Atrial Fibrillation Burden Estimation Using Multi-Task Deep Convolutional Neural Network

Abstract

Atrial fibrillation (AF) burden is defined as the percentage of time the patient is in AF rhythm during a certain monitoring period. The accurate AF burden estimation from the long-term electrocardiogram (ECG) recordings provides improved prognostic value compared to the traditional binary AF diagnosis (present or absent) using the snapshot ECG. However, the presence of frequent ectopic beats and different noise levels pose a challenge for precise AF burden estimation.
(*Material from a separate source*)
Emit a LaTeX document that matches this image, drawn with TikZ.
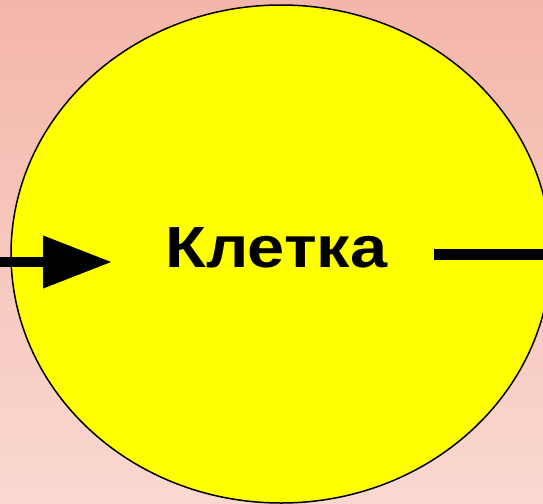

For the first time, we hypothesized that a multi-task deep convolutional neural network (MT-DCNN) could accurately estimate the AF burden from the long-term ambulatory ECG recordings. The model consists of AF detection as a primary task and reconstruction of ECG sequence as an auxiliary task using DCNNs. The auxiliary task regularizes the model to learn robust feature representations for efficient AF detection, thereby aiding accurate AF burden estimation. The MT-DCNN is compared with the state-of-the-art rhythm-based, rhythm- and morphology-based approaches. The models are developed and evaluated on a large database of n=84 patients, totaling t=1,900 h of continuous ECG recordings from the LTAF database. The generalization performance is evaluated on three independent datasets (AFDB, NSRDB and LTNSRDB) of n=48 subjects, totaling t=761 h of continuous ECG recordings. On the LTAF test set, the proposed model exhibits a lesser mean absolute AF burden estimation error of 2.8 % over the rhythm-based and the rhythm- and morphology-based approaches. In addition, the MT-DCNN provides better generalization results on independent test datasets and at different noise levels. The results demonstrate that the MT-DCNN can accurately estimate the AF burden from long-term ECG recordings; thus, it has the potential to be used in remote patient monitoring applications for improved diagnosis, phenotyping, and management of AF.